My experience is that personal emails don't actually make much
difference. Operators try hard to keep things stable, but sometimes
their provider makes changes, or their circumstances change.
Here's what I've tried in the past:
* I sent personal emails the first few times,
* I sent list emails,
* I sent no emails at all, because we wanted to get seized relays
off the list quickly.
Every time, we rebuilt the list after 6-12 months.
So this time, we only selected fallbacks that had the same address for
at least 3 months. I'm hoping that makes a difference.
Even if it doesn't change fallback stability, it's still good to tell people.
I would be happy if someone else sent personal emails to:
* potential operators of high-bandwidth relays
* every fallback operator when there is a new list
* any fallback operator when their relay details change, or their
fallback goes down, asking them to fix it if they can
I think a bot or a human could do a very good job of these things.
(But I'm not that human.)
Hiro, did you want to write an email bot?
Or anyone else?
(The bot would need to work out how to deal with obfuscated email
addresses. We might need a human to code this part, and a list of
any particularly difficult ones.)
> Work-wise, the worst thing that would happen is that the list just
> needs to be regenerated more frequently - I think?
I want to reduce the time it takes to rebuild the list.
It takes days right now.
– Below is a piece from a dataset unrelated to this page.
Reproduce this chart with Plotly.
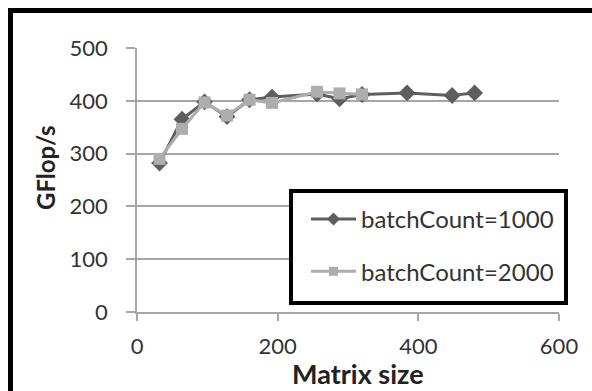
import plotly.graph_objects as go

# Data
sizes_1000 = [32, 64, 96, 128, 160, 192, 256, 288, 320, 384, 448, 480]
gflops_1000 = [282, 365, 398, 370, 402, 407, 413, 404, 412, 415, 410, 415]
sizes_2000 = [32, 64, 96, 128, 160, 192, 256, 288, 320]
gflops_2000 = [290, 347, 397, 372, 402, 396, 417, 414, 412]
names = ["batchCount=1000", "batchCount=2000"]
y_ticks = [0, 100, 200, 300, 400, 500]
x_ticks = [0, 200, 400, 600]

FONT = "Lato"
PL, PR, PT, PB = 137, 559, 48, 312   # plot area in pixels
W, H = 592, 391
C1, C2 = "#5e5e5e", "#adadad"


def px(x):
    return (x - PL) / (PR - PL)


def py(y):
    return (PB - y) / (PB - PT)


fig = go.Figure()
fig.add_trace(go.Scatter(
    x=sizes_1000, y=gflops_1000, name=names[0], mode="lines+markers",
    line=dict(color=C1, width=3),
    marker=dict(symbol="diamond", size=13, color=C1),
    showlegend=False,
))
fig.add_trace(go.Scatter(
    x=sizes_2000, y=gflops_2000, name=names[1], mode="lines+markers",
    line=dict(color=C2, width=3),
    marker=dict(symbol="square", size=12, color=C2),
    showlegend=False,
))
# legend entries (smaller markers, as in the original legend)
fig.add_trace(go.Scatter(
    x=[None], y=[None], name=names[0], mode="lines+markers",
    line=dict(color=C1, width=3),
    marker=dict(symbol="diamond", size=10, color=C1),
    legendgroup="a",
))
fig.add_trace(go.Scatter(
    x=[None], y=[None], name=names[1], mode="lines+markers",
    line=dict(color=C2, width=3),
    marker=dict(symbol="square", size=9, color=C2),
    legendgroup="b",
))

fig.update_layout(
    width=W, height=H,
    margin=dict(l=PL, r=W - PR, t=PT, b=H - PB),
    paper_bgcolor="white", plot_bgcolor="white",
    font=dict(family=FONT, color="#333333"),
    showlegend=True,
    legend=dict(
        x=px(306), y=py(197), xanchor="left", yanchor="top",
        borderwidth=0, bgcolor="rgba(0,0,0,0)",
        font=dict(size=24, family=FONT, color="#333333"),
        tracegroupgap=18, traceorder="grouped",
        itemwidth=45,
    ),
    xaxis=dict(
        range=[0, 600], tickvals=x_ticks, showgrid=False,
        showline=True, linecolor="#a6a6a6", linewidth=1.5,
        ticks="outside", ticklen=7, tickcolor="#a6a6a6", tickwidth=1.5,
        tickfont=dict(size=22, family=FONT, color="#333333"),
        zeroline=False, ticklabelstandoff=7,
    ),
    yaxis=dict(
        range=[0, 500], tickvals=y_ticks, showgrid=True,
        gridcolor="#a6a6a6", gridwidth=1.5,
        showline=True, linecolor="#a6a6a6", linewidth=1.5,
        ticks="outside", ticklen=9, tickcolor="#a6a6a6", tickwidth=1.5,
        tickfont=dict(size=22, family=FONT, color="#333333"),
        zeroline=False, ticklabelstandoff=14,
    ),
    annotations=[
        dict(text="<b>GFlop/s</b>", xref="paper", yref="paper",
             x=px(45), y=py(168),
             textangle=-90, showarrow=False,
             font=dict(size=24, family=FONT, color="#222222"),
             xanchor="center", yanchor="middle"),
        dict(text="<b>Matrix size</b>", xref="paper", yref="paper",
             x=px(358), y=py(373),
             showarrow=False,
             font=dict(size=27, family=FONT, color="#222222"),
             xanchor="center", yanchor="middle"),
    ],
    shapes=[
        # legend box
        dict(type="rect", xref="paper", yref="paper",
             x0=px(291), x1=px(566), y0=py(303), y1=py(191),
             line=dict(color="black", width=4), fillcolor="white",
             layer="above"),
        # outer chart border (top and left edges visible)
        dict(type="line", xref="paper", yref="paper",
             x0=px(8), x1=px(W + 20), y0=py(10.5), y1=py(10.5),
             line=dict(color="black", width=5), layer="above"),
        dict(type="line", xref="paper", yref="paper",
             x0=px(10.5), x1=px(10.5), y0=py(8), y1=py(H + 20),
             line=dict(color="black", width=5), layer="above"),
    ],
)

fig.write_html(
    "out.html",
    config={"displayModeBar": False},
    post_script="document.body.style.margin='0';document.body.style.overflow='hidden';",
)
If I'm going to keep on doing it, I'd like
to cut that down to hours.
The features I suggested let me do that.
And they make it easier for others to rebuild the list.
(I don't want to be the only one who can rebuild the list.)
And they don't stop people sending personal emails.
They just mean that the process doesn't rely on them.
> But user-wise
> people on those older versions will have significantly increased
> startup times if only 20% of their FallbackDirs are working...
Tor is designed to bootstrap if 0% of the fallbacks and 50% of the
authorities are working.
Recent tor versions wait 6 seconds before trying an authority.
(Older versions try an authority and a fallback straight away.)
They will try 5 fallbacks and 3 authorities in the first 30 seconds.
And we backport the new fallback list to all supported versions.